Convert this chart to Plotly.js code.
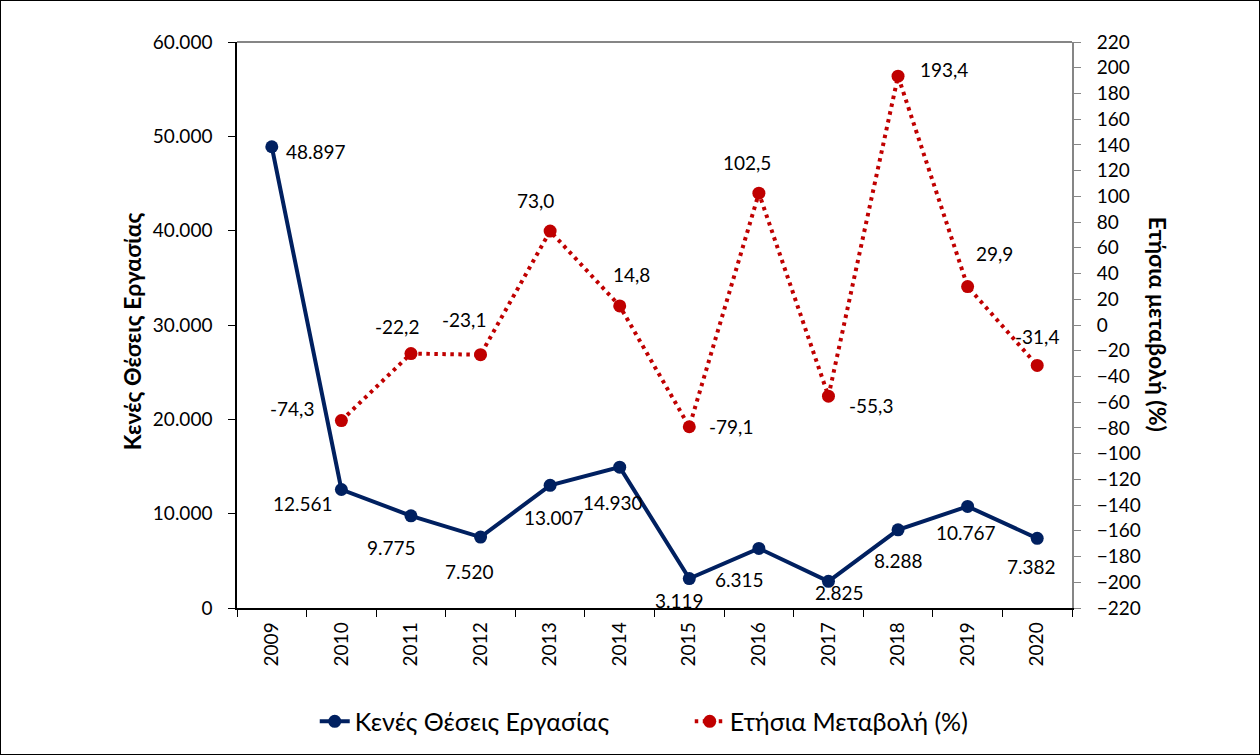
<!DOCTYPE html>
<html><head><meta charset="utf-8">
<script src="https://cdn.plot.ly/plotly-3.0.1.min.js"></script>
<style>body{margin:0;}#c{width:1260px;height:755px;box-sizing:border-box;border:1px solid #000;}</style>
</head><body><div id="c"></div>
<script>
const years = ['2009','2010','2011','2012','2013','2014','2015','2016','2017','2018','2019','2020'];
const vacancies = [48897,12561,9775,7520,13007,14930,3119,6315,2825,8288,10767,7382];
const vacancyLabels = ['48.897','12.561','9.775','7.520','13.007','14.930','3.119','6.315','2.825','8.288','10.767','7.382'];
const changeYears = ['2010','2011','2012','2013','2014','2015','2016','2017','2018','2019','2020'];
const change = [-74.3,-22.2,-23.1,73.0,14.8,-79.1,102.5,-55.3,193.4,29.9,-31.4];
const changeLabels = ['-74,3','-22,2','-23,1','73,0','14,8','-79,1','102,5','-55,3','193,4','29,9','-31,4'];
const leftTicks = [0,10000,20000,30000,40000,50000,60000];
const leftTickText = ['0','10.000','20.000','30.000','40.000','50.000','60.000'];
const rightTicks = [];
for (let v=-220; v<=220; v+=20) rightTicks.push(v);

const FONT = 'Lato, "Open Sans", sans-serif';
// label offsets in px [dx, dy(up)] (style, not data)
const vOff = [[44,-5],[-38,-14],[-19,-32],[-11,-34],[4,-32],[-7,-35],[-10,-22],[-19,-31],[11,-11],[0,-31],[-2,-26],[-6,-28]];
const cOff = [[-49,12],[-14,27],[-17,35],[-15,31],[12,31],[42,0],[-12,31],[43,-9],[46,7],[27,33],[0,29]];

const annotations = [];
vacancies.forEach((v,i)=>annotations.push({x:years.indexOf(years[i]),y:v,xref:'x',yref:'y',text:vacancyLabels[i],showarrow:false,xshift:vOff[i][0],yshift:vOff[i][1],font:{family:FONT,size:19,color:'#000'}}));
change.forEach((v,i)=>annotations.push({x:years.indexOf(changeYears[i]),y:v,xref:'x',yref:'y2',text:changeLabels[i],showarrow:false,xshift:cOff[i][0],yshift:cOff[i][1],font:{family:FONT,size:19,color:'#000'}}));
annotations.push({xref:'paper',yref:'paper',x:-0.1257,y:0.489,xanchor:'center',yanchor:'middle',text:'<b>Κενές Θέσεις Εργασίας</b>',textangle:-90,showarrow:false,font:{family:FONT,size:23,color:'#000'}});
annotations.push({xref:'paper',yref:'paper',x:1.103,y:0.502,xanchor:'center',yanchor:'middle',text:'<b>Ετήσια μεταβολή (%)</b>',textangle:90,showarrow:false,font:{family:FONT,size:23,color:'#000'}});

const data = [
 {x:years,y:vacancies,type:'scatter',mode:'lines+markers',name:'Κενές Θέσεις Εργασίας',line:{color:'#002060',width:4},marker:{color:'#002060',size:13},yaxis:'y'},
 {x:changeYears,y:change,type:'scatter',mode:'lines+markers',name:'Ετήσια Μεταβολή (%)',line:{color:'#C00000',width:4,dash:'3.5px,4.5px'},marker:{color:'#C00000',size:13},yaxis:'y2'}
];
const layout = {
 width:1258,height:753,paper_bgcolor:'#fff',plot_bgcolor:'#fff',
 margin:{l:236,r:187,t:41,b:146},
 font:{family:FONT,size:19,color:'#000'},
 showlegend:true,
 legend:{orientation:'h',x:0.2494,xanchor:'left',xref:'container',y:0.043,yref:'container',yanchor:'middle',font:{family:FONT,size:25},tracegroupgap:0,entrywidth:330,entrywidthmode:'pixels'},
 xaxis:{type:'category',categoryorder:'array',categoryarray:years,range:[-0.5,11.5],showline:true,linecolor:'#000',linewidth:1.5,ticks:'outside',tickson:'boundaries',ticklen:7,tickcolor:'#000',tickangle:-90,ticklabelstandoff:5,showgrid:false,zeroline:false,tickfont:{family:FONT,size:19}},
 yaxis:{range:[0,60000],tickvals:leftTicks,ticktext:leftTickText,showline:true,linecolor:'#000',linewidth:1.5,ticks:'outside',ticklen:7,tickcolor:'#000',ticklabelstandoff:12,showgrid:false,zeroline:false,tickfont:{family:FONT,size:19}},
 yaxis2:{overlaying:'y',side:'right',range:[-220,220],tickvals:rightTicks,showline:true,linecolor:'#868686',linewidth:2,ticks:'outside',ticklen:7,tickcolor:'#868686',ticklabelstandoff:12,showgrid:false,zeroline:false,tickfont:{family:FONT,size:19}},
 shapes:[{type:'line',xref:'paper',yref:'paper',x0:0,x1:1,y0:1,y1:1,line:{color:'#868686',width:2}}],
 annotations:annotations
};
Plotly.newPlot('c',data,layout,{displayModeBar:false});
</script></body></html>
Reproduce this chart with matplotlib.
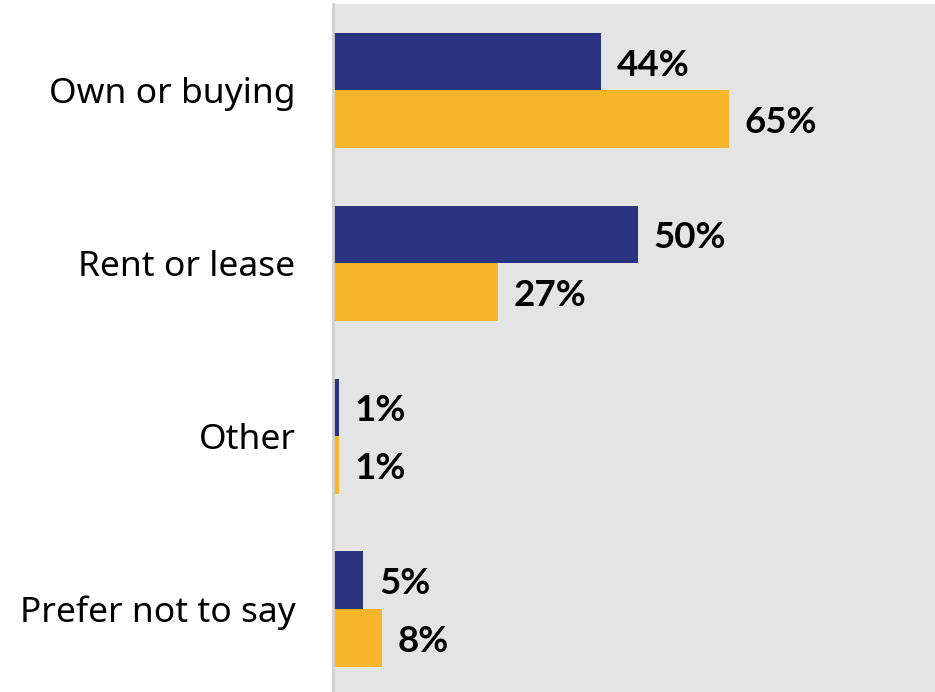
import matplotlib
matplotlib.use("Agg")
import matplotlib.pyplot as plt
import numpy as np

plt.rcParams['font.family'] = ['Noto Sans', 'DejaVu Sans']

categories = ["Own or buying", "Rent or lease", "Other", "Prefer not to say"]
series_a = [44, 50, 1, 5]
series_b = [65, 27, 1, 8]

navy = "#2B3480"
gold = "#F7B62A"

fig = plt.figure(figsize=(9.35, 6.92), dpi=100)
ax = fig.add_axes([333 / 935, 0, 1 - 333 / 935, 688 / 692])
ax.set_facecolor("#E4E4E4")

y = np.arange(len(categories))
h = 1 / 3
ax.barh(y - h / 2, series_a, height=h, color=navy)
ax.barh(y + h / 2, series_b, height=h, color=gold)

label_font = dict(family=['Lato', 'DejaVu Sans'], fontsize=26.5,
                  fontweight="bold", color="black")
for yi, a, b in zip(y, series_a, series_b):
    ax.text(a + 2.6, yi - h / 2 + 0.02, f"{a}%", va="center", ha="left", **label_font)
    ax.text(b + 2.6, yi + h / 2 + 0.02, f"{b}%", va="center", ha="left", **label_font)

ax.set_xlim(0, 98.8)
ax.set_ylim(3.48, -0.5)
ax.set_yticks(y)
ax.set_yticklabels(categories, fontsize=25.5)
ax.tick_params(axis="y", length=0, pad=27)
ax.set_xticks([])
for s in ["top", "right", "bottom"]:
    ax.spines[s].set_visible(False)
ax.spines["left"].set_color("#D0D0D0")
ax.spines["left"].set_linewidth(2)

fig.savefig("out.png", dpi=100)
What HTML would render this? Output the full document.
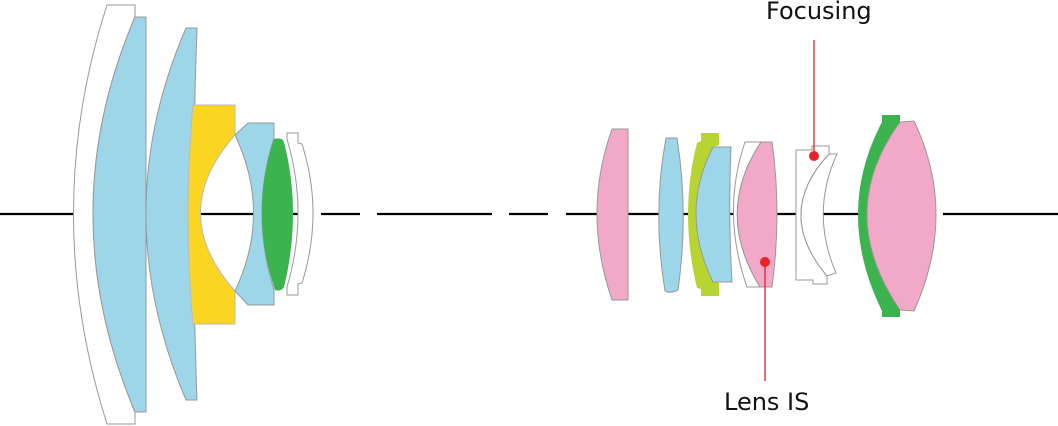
------------------------------------
Give again, word for word, the part that opens with the line containing "Reproduce this chart with matplotlib." and closes with the one containing "plt.rcParams['font.family'] = ['Noto". Include both of those lines and skip all pictures.

Written reply:
Reproduce this chart with matplotlib.
import matplotlib
matplotlib.use("Agg")
import matplotlib.pyplot as plt
import numpy as np

plt.rcParams['font.family'] = ['Noto Sans', 'DejaVu Sans']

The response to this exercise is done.